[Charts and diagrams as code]
+-------+

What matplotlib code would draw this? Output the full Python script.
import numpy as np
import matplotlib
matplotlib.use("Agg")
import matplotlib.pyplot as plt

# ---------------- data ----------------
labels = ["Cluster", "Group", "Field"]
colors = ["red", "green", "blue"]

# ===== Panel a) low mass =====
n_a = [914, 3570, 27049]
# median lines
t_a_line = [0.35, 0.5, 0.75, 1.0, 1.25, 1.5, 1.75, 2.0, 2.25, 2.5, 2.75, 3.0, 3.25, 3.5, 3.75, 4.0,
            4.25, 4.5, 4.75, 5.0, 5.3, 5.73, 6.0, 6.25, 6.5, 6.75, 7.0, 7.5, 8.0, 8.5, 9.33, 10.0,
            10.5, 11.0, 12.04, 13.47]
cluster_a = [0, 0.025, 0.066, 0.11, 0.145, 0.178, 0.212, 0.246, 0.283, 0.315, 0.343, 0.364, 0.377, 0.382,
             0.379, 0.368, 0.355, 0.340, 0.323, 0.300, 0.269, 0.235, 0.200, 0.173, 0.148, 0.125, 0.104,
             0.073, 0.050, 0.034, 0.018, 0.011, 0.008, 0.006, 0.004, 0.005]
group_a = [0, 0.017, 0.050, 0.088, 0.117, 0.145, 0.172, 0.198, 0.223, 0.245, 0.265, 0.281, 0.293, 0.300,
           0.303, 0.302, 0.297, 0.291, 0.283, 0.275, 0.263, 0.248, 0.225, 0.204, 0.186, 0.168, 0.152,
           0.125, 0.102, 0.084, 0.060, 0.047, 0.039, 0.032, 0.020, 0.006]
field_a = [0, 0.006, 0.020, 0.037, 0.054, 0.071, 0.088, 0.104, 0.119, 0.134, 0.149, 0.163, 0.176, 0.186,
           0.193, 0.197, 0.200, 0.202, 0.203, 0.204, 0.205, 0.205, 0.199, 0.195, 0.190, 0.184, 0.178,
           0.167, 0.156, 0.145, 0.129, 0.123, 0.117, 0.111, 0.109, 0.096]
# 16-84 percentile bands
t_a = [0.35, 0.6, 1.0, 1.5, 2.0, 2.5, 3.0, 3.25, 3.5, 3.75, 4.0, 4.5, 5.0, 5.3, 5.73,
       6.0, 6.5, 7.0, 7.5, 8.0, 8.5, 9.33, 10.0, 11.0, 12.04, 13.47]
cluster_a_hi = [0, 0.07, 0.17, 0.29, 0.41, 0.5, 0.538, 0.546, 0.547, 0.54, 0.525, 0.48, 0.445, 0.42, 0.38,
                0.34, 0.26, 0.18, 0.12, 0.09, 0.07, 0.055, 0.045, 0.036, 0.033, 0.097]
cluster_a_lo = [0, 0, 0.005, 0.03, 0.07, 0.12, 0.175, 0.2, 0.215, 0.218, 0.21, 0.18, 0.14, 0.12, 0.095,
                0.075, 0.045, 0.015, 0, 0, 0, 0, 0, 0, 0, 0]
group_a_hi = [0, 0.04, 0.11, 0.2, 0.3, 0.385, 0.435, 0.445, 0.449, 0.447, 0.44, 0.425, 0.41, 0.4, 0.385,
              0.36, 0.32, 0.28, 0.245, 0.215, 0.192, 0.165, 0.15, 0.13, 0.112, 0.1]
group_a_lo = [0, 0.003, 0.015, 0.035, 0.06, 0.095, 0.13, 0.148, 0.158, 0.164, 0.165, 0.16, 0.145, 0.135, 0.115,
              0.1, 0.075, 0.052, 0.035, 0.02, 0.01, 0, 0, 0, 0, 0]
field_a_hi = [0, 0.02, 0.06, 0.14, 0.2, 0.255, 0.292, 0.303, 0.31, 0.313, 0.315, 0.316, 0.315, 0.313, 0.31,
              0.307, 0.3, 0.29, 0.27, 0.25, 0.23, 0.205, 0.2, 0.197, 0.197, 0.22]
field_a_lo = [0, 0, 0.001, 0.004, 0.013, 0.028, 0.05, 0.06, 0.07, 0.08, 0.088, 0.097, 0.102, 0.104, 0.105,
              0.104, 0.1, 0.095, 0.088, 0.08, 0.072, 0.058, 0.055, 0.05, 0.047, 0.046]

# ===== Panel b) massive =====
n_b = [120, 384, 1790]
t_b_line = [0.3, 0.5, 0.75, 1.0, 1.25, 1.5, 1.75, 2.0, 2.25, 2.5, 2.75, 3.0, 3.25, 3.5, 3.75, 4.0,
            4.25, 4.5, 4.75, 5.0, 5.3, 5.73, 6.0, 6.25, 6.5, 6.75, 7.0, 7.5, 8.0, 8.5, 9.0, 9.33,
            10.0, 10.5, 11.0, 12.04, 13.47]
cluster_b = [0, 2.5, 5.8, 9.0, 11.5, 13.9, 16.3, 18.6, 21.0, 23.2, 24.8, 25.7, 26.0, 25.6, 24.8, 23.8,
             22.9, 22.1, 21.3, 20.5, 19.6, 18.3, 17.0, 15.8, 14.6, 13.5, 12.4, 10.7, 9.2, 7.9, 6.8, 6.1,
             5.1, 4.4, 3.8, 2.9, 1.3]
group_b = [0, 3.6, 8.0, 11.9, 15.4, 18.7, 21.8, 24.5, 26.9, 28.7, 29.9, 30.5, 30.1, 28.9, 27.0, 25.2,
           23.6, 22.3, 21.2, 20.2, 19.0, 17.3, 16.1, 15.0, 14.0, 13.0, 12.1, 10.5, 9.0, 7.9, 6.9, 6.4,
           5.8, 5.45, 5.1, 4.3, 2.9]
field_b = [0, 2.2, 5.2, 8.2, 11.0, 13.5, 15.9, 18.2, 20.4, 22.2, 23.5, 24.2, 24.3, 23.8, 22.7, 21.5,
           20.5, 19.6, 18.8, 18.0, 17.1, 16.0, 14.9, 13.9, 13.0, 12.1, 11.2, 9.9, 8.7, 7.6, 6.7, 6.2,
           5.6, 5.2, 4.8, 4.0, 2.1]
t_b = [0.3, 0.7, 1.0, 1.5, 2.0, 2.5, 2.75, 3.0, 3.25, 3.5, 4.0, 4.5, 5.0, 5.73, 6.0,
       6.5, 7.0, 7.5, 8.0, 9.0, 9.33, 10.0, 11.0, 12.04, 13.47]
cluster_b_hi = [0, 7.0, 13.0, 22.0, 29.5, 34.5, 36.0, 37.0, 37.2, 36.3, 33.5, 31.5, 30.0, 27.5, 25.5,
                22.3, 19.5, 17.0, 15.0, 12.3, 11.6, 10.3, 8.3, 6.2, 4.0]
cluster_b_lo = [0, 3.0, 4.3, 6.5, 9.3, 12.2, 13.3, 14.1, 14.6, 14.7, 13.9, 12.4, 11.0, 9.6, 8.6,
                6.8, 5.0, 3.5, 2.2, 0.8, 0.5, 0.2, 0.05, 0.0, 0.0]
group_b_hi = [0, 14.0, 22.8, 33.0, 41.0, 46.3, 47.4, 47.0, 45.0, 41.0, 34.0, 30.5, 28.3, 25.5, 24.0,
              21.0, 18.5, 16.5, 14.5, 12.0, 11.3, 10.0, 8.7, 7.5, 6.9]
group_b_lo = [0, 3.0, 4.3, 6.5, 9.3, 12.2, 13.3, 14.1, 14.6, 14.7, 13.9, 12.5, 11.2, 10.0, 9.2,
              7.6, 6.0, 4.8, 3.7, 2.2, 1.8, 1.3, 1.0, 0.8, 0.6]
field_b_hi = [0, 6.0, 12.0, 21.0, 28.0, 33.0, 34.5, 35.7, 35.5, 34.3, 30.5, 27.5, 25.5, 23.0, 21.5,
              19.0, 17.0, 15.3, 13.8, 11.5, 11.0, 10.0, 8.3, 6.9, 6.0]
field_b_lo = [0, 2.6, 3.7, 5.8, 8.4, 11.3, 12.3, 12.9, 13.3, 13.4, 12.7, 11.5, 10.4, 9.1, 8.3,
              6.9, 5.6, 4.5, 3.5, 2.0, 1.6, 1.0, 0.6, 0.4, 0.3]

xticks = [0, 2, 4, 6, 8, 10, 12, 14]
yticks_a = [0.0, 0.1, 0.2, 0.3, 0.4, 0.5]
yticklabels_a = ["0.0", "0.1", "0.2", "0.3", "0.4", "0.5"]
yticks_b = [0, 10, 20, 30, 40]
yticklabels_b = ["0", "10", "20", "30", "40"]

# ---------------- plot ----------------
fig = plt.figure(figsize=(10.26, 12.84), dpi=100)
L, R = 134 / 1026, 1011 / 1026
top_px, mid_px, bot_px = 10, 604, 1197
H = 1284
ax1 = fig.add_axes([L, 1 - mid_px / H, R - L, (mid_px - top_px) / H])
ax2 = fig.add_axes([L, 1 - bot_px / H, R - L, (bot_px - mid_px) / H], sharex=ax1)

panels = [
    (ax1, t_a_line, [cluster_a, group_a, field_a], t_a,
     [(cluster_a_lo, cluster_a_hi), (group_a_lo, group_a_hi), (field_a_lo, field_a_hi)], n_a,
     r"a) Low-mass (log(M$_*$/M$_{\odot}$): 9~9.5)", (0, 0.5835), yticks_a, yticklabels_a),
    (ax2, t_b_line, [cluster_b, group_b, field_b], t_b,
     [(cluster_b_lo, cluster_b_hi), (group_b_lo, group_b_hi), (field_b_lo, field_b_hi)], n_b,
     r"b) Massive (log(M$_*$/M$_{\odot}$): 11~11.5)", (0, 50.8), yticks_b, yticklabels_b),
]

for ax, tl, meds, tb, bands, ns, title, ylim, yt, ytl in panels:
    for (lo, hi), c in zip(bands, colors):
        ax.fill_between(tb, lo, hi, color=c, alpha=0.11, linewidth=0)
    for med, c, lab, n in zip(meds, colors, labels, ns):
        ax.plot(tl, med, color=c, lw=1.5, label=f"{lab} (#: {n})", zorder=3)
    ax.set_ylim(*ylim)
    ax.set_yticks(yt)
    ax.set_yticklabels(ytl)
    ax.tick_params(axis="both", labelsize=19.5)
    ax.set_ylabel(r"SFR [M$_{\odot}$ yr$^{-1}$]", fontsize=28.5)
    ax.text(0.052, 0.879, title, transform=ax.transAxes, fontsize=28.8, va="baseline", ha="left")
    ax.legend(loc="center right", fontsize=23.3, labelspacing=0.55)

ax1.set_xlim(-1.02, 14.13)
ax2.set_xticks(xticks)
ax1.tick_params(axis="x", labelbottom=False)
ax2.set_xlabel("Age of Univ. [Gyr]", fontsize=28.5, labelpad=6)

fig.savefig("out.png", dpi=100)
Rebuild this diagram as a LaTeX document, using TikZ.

+-------+

#### Brief:
Go through the material above and count the lines that contain "this"; give that number alone.

#### Task output:
2